--- Record list ---
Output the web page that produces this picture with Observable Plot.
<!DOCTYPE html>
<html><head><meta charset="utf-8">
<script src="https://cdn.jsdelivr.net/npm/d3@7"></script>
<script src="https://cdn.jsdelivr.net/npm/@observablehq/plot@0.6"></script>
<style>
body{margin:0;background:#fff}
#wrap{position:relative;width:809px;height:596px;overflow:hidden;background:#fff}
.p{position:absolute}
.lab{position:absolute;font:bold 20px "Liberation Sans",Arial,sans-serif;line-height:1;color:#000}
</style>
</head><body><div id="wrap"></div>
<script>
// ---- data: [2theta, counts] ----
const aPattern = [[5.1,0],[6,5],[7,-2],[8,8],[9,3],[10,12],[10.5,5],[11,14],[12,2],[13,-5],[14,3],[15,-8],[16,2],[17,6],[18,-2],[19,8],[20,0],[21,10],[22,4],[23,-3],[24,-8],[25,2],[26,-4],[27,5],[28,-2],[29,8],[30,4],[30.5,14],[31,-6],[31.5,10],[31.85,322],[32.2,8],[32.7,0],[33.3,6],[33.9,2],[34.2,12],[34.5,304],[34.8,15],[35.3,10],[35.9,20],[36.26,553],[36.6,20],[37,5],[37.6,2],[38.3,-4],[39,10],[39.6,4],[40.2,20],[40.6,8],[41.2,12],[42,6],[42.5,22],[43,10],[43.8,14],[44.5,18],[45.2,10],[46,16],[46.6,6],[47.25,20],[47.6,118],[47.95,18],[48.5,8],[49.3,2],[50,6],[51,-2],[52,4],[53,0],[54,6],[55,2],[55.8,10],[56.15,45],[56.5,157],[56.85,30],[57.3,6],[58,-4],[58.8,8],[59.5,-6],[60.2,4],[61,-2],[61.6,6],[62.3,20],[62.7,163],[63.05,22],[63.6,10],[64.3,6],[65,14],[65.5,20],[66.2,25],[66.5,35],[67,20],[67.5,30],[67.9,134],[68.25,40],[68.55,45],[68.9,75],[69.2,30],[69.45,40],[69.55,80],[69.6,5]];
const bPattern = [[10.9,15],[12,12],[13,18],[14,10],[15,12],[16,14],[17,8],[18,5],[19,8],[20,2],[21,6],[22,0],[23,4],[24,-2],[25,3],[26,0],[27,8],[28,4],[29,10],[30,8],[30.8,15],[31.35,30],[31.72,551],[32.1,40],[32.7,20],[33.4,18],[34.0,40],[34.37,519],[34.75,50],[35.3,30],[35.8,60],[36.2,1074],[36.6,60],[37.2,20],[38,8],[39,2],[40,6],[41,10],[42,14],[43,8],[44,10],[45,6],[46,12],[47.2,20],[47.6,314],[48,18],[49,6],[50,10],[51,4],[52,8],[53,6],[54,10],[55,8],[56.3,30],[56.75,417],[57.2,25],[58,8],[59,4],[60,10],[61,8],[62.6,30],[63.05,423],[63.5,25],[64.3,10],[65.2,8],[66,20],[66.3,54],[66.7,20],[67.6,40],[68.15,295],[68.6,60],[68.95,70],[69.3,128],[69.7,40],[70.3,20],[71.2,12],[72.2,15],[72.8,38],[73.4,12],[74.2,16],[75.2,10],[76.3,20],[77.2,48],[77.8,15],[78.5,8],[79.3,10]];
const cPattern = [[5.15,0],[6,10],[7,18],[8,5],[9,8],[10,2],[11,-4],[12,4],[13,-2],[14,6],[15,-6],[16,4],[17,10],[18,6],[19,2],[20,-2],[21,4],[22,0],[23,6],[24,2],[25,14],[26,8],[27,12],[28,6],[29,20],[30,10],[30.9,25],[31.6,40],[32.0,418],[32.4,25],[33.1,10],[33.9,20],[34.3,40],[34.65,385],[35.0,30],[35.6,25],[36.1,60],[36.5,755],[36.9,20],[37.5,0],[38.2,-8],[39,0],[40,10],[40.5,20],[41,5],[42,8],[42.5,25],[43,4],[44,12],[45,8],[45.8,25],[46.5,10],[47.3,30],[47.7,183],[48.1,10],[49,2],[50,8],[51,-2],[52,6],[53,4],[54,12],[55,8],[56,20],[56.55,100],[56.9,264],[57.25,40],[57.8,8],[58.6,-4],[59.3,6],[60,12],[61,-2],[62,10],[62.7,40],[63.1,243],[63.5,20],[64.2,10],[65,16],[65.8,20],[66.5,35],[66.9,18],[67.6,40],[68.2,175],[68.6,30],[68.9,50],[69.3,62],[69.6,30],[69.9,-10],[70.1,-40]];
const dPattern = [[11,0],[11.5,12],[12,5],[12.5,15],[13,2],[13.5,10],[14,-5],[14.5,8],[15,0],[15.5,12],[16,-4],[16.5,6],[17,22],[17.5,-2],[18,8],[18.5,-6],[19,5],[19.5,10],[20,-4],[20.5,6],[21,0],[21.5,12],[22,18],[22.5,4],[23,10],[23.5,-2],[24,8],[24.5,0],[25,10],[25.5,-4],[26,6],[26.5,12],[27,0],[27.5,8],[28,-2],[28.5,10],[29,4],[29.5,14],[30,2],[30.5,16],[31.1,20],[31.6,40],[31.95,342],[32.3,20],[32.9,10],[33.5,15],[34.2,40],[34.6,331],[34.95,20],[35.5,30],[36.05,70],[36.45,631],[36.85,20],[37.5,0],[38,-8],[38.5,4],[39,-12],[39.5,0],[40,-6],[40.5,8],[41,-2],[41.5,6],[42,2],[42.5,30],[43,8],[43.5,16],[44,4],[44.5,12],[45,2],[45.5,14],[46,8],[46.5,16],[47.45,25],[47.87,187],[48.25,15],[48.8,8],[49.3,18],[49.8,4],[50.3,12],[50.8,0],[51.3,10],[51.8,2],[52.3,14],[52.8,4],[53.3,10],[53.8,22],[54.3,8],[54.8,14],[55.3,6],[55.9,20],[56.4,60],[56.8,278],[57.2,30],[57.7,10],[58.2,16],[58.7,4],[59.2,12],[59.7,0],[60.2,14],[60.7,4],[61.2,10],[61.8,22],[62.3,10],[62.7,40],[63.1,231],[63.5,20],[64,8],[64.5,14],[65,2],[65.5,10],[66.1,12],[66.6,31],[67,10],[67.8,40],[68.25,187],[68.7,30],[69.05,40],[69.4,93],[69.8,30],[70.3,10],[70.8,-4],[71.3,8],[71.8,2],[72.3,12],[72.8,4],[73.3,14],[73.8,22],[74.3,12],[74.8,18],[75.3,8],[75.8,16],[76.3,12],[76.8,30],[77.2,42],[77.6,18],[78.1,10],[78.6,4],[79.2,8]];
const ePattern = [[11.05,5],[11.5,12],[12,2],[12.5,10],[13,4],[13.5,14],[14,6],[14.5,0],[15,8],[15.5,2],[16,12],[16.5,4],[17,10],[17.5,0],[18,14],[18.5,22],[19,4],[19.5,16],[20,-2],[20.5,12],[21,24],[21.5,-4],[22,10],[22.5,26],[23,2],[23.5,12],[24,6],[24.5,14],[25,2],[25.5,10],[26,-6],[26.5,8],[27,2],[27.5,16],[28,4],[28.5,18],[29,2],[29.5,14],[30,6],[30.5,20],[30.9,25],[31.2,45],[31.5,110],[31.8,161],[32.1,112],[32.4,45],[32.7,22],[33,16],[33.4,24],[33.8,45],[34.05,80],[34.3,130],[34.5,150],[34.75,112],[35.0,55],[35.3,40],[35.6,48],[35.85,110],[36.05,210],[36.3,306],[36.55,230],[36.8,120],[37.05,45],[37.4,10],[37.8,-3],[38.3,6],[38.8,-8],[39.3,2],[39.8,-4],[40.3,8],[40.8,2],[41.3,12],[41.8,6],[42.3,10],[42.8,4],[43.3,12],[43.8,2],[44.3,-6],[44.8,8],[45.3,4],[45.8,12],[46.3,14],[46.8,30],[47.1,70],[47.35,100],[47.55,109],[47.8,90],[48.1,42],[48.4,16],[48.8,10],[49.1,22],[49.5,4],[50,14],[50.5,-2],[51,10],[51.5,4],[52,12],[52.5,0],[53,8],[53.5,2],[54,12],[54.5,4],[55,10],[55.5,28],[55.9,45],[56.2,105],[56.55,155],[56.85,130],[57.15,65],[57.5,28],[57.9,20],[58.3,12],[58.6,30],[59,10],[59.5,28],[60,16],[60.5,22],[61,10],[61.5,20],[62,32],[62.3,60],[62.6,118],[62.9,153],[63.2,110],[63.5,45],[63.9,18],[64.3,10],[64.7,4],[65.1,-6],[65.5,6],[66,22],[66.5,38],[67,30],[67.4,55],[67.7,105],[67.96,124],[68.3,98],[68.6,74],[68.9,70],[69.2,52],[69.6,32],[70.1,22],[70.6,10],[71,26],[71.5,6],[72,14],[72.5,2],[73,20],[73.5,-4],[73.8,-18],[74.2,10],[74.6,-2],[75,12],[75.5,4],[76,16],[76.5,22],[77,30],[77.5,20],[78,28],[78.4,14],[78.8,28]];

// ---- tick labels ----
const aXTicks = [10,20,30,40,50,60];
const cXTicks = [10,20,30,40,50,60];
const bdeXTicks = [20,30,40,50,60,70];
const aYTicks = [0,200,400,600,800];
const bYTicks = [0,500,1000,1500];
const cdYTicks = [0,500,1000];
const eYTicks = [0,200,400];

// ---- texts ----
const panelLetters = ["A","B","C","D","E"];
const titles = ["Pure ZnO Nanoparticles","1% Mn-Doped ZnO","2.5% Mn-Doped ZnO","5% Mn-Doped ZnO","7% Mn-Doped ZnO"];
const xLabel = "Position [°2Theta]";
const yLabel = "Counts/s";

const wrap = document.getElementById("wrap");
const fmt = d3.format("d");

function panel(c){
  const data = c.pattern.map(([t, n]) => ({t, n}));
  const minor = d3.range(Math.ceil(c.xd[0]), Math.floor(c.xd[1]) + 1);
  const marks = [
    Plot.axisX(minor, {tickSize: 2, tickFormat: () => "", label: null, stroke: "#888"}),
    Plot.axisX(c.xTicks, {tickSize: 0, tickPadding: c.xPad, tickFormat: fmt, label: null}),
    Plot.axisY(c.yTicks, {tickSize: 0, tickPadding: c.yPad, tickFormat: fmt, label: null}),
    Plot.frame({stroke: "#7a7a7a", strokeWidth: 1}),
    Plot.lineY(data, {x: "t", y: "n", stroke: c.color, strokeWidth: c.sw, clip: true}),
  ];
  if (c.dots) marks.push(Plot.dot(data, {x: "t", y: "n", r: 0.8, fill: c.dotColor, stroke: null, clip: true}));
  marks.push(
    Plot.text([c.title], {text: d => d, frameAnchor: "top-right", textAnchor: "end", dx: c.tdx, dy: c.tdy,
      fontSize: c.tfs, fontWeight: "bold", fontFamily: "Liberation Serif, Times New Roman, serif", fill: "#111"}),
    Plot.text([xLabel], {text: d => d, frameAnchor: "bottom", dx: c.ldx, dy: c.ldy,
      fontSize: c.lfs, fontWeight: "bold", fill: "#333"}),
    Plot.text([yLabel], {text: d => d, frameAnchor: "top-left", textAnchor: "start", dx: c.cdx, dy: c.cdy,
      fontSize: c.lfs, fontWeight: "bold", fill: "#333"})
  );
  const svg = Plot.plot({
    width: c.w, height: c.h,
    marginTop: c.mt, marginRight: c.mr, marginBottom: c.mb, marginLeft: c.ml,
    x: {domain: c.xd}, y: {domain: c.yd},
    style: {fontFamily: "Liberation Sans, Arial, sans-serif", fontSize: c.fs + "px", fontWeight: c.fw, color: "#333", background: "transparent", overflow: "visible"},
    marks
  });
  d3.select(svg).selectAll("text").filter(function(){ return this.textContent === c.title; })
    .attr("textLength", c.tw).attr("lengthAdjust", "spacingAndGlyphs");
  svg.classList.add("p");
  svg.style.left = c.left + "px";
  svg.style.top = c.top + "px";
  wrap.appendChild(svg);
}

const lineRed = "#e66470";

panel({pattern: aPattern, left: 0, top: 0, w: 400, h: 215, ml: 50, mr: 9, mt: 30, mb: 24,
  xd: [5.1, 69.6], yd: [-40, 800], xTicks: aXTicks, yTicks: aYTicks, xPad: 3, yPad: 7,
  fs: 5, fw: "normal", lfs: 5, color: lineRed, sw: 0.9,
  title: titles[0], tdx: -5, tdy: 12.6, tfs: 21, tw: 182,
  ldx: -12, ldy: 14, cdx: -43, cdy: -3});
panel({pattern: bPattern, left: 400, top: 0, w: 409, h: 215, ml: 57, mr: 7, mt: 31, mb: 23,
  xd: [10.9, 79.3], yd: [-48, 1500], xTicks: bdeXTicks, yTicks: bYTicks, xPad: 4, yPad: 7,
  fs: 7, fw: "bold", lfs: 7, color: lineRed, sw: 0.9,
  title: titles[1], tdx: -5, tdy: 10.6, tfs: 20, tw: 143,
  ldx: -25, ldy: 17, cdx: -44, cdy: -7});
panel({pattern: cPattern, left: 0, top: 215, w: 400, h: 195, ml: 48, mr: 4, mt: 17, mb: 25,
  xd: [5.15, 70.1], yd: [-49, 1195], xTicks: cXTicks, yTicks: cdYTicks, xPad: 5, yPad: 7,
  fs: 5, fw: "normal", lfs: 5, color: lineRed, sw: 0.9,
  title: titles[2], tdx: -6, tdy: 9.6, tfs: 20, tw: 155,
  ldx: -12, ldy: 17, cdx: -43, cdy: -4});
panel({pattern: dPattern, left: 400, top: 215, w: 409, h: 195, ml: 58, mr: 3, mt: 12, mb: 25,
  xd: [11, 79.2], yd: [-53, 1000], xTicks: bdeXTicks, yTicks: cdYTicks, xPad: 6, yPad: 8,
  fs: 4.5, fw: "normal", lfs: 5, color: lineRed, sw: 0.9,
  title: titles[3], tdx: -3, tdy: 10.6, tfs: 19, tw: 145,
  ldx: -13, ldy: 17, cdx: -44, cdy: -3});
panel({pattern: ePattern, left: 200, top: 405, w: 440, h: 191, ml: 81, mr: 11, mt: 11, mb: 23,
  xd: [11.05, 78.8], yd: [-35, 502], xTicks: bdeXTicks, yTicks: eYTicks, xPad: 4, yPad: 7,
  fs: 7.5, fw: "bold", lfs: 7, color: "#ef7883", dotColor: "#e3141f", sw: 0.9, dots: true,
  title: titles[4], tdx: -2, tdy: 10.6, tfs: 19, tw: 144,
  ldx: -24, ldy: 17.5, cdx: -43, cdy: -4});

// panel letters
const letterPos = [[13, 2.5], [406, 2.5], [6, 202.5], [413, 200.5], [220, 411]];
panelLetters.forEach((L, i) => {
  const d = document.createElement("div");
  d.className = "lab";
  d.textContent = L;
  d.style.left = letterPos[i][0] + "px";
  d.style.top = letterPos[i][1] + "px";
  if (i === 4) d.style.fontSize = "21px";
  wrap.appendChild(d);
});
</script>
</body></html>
---
--- Record list ---
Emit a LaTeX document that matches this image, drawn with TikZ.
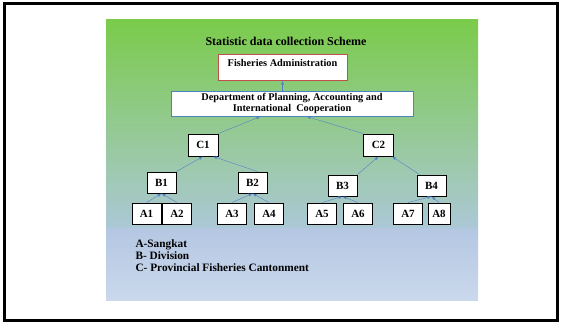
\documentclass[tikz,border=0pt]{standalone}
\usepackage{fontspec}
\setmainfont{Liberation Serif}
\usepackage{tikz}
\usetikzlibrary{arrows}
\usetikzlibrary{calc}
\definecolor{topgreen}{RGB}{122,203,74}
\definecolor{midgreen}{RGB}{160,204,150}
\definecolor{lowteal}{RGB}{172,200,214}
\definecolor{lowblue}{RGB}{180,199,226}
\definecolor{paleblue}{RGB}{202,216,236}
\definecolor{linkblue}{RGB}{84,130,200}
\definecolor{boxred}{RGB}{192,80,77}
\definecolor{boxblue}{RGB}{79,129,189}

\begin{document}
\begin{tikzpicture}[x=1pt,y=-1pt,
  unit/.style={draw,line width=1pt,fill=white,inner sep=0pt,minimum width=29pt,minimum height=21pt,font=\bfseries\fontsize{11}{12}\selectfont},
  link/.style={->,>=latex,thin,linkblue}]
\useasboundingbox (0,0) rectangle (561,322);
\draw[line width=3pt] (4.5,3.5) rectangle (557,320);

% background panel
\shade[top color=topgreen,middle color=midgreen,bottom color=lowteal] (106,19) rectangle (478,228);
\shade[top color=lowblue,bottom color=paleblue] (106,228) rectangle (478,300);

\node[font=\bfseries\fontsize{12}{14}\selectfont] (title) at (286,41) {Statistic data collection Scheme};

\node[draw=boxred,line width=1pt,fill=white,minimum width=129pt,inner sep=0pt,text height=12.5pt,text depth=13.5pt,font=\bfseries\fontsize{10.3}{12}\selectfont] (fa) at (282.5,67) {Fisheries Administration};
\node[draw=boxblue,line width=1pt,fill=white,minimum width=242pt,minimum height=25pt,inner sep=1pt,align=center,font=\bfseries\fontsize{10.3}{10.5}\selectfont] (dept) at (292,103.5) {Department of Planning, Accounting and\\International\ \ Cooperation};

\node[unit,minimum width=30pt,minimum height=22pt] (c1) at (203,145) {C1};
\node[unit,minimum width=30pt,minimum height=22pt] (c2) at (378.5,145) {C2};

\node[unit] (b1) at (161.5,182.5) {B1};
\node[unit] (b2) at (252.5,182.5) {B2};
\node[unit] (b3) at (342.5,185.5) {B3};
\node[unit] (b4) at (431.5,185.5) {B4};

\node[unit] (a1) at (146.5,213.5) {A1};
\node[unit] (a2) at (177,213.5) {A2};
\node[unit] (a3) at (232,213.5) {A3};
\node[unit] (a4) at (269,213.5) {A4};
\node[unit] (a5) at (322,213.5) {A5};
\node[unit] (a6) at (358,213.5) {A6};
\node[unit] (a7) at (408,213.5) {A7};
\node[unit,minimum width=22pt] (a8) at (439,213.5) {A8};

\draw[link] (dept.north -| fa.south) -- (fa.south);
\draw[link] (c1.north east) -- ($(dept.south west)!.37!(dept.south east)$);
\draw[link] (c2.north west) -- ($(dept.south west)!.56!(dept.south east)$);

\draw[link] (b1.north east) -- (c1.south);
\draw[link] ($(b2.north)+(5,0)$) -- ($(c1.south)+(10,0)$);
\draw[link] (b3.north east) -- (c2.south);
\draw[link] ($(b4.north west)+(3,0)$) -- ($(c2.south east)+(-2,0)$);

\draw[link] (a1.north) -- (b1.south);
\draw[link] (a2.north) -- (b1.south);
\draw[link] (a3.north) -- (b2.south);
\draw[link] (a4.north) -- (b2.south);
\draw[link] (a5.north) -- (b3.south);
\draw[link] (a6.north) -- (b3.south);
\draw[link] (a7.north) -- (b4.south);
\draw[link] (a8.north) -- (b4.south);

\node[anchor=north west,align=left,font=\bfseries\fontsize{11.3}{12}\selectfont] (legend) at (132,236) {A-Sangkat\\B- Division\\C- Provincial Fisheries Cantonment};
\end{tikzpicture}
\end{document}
---
--- Record list ---
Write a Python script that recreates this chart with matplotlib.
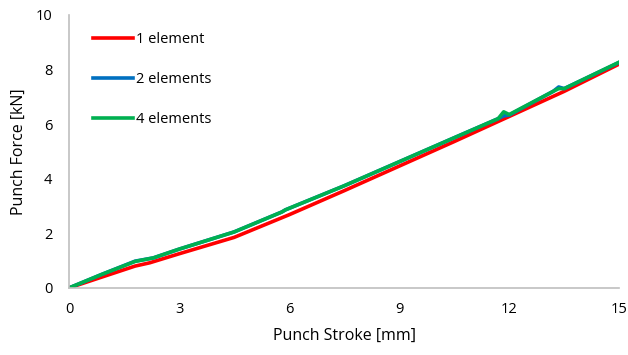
---
Locate each line with the word "this" and copy it.

**Response:**
Output the web page that produces this picture with Observable Plot.
  d3.select(svg).selectAll("text").filter(function(){ return this.textContent === c.title; })
Emit a LaTeX document that matches this image, drawn with TikZ.
Write a Python script that recreates this chart with matplotlib.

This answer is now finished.